First: multiple spelling errors. Copy it into a word processor and run a spell-check.
Second:
all personell assigned to containment of infectees and expungement of SCP-XXX-02
I get what you're going for here, but the word "expunge" is usually (if not always) used on this wiki to denote removal/destruction of information from the reports themselves. Maybe substitute the word "destruction" or "removal" here?
Third: don't say that 87% of infectees are sleeper agents, then immediately say they're assymptomatic. It makes them sound like spies. Just say that they're assymptomatic.
Fourth:
This fluid is colorless and opaque, and annihilates itself upon touching nonliving or inorganic matter, erasing both the liquid and an equal amount of the object from existence
Not sufficiently clinical. I suggest re-writing as something along the lines of "…and on contact with non-living or inorganic material, apparently annihilating itself and an equivalent mass of the material in contact with it."

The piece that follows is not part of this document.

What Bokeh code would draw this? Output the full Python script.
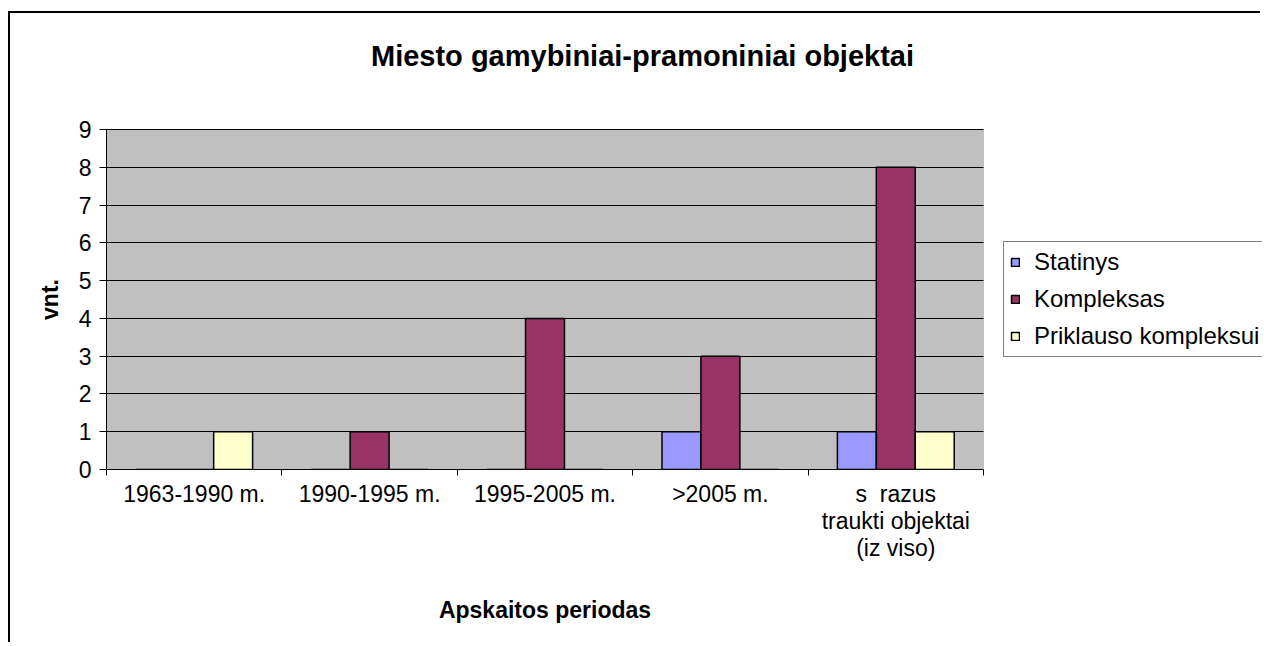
from bokeh.plotting import figure
from bokeh.models import (FixedTicker, Legend, LegendItem, Label, Range1d, LinearAxis,
                          ColumnDataSource, BoxAnnotation)
from bokeh.transform import dodge
from bokeh.embed import file_html
from bokeh.resources import INLINE

title_text = "Miesto gamybiniai-pramoniniai objektai"
x_title = "Apskaitos periodas"
y_title = "vnt."
categories = ["1963-1990 m.", "1990-1995 m.", "1995-2005 m.", ">2005 m.",
              "s\u00a0\u00a0razus\ntraukti objektai\n(iz viso)"]
series_names = ["Statinys", "Kompleksas", "Priklauso kompleksui"]
statinys = [0, 0, 0, 1, 1]
kompleksas = [0, 1, 4, 3, 8]
priklauso = [1, 0, 0, 0, 1]
colors = ["#9999FF", "#993366", "#FFFFCC"]
y_ticks = list(range(0, 10))
y_max = 9

FONT = "Liberation Sans"

# canvas layout (pixels)
W, H = 1252, 631
LEFT, BOTTOM = 96, 175
PLOT_TOP, PLOT_RIGHT = 116, 973          # plot-area edges inside the canvas
n = len(categories)
frame_h = H - BOTTOM
frame_w = W - LEFT
x_end = n * frame_w / (PLOT_RIGHT - LEFT)
y_end = y_max * frame_h / (frame_h - PLOT_TOP)

pos = [i + 0.5 for i in range(n)]
src = ColumnDataSource(dict(x=pos, s=statinys, k=kompleksas, p=priklauso))

p = figure(width=W, height=H, output_backend="svg", toolbar_location=None,
           x_range=Range1d(0, x_end), y_range=Range1d(0, y_end),
           min_border_left=LEFT, min_border_top=0, min_border_right=0,
           min_border_bottom=BOTTOM,
           background_fill_color="white", border_fill_color="white",
           outline_line_color=None,
           styles={"border-top": "2px solid black", "border-left": "2px solid black",
                   "margin-top": "11px", "margin-left": "8px"})

# grey plot area
p.add_layout(BoxAnnotation(left=0, right=n, bottom=0, top=y_max, level="image",
                           fill_color="#C0C0C0", fill_alpha=1,
                           line_color="#808080", line_width=1))

# horizontal grid lines limited to the plot area
g = p.ygrid[0]
if "cross_bounds" in g.properties():
    g.cross_bounds = (0, n)
    g.grid_line_color = "black"
    g.grid_line_width = 1
else:
    g.visible = False
    gl = p.segment(x0=0, x1=n, y0=y_ticks, y1=y_ticks, line_color="black", line_width=1)
    gl.level = "underlay"
p.xgrid.visible = False

bw = 0.222
renderers = []
for col, off, c in zip(["s", "k", "p"], [-bw, 0, bw], colors):
    r = p.vbar(x=dodge("x", off, range=p.x_range), top=col, bottom=0, width=bw,
               source=src, fill_color=c, line_color="black", line_width=1.5)
    renderers.append(r)

# x axis (category labels between ticks)
p.xaxis.bounds = (0, n)
p.xaxis.ticker = FixedTicker(ticks=pos, minor_ticks=list(range(n + 1)))
p.xaxis.major_label_overrides = {x: lab for x, lab in zip(pos, categories)}
p.xaxis.major_tick_out = 0
p.xaxis.major_tick_in = 0
p.xaxis.minor_tick_out = 6
p.xaxis.minor_tick_in = 0
p.xaxis.minor_tick_line_color = "black"
p.xaxis.axis_line_color = "black"
p.xaxis.major_label_text_font = FONT
p.xaxis.major_label_text_font_size = "23px"
p.xaxis.major_label_text_color = "black"
p.xaxis.major_label_text_line_height = 1.05
p.xaxis.major_label_standoff = 5

# x axis title, centred under the plot area
xt = LinearAxis(ticker=FixedTicker(ticks=[n / 2], minor_ticks=[]),
                major_label_overrides={n / 2: x_title},
                axis_line_color=None, major_tick_line_color=None, minor_tick_line_color=None,
                major_tick_out=0, major_tick_in=0, minor_tick_out=0, minor_tick_in=0,
                major_label_standoff=32, major_label_text_font=FONT,
                major_label_text_font_size="23px", major_label_text_font_style="bold",
                major_label_text_color="black")
p.add_layout(xt, "below")

# y axis
p.yaxis.bounds = (0, y_max)
p.yaxis.ticker = FixedTicker(ticks=y_ticks, minor_ticks=[])
p.yaxis.major_tick_out = 7
p.yaxis.major_tick_in = 0
p.yaxis.minor_tick_out = 0
p.yaxis.minor_tick_in = 0
p.yaxis.axis_line_color = "black"
p.yaxis.major_tick_line_color = "black"
p.yaxis.major_label_text_font = FONT
p.yaxis.major_label_text_font_size = "23px"
p.yaxis.major_label_text_color = "black"
p.yaxis.major_label_standoff = 8

# y axis title, centred on the plot area
yt = LinearAxis(ticker=FixedTicker(ticks=[y_max / 2], minor_ticks=[]),
                major_label_overrides={y_max / 2: y_title},
                major_label_orientation="parallel",
                axis_line_color=None, major_tick_line_color=None, minor_tick_line_color=None,
                major_tick_out=0, major_tick_in=0, minor_tick_out=0, minor_tick_in=0,
                major_label_standoff=13, major_label_text_font=FONT,
                major_label_text_font_size="23px", major_label_text_font_style="bold",
                major_label_text_color="black")
p.add_layout(yt, "left")

# title (inside the enlarged frame, above the grey plot area)
p.add_layout(Label(x=536, y=frame_h - 42, x_units="screen", y_units="screen",
                   text=title_text, text_align="center", text_baseline="middle",
                   text_font=FONT, text_font_size="29px", text_font_style="bold",
                   text_color="black"))

legend = Legend(items=[LegendItem(label=nm, renderers=[r]) for nm, r in zip(series_names, renderers)],
                location=(PLOT_RIGHT - LEFT + 20, 112), glyph_width=10, glyph_height=10,
                label_standoff=14, padding=6, spacing=9, margin=0,
                label_text_font=FONT, label_text_font_size="24px", label_text_color="black",
                border_line_color="black", border_line_width=1,
                background_fill_color="white", background_fill_alpha=1)
p.add_layout(legend, "center")

open("out.html", "w").write(file_html(p, INLINE))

Overall, the tone and formatting could use some work, but overall isn't bad. Just a quick proofread would be sufficient. As for the concept, don't black out the temp needed to neutralize it; that's definitely something the (in-universe) reader would need to know immediately. As for the catchment area (and that word seems odd to me, but that's just me), why is it glass? If the decaying fluid eats through anything until neutralized by temp/radiation, include those more clearly in the containment protocols. "Radiation traps" sounds like you're trapping radiation, not releasing it. Hell, if I'm reading this correctly, they could install X-ray machines and it would neutralize SCP-XXX-2.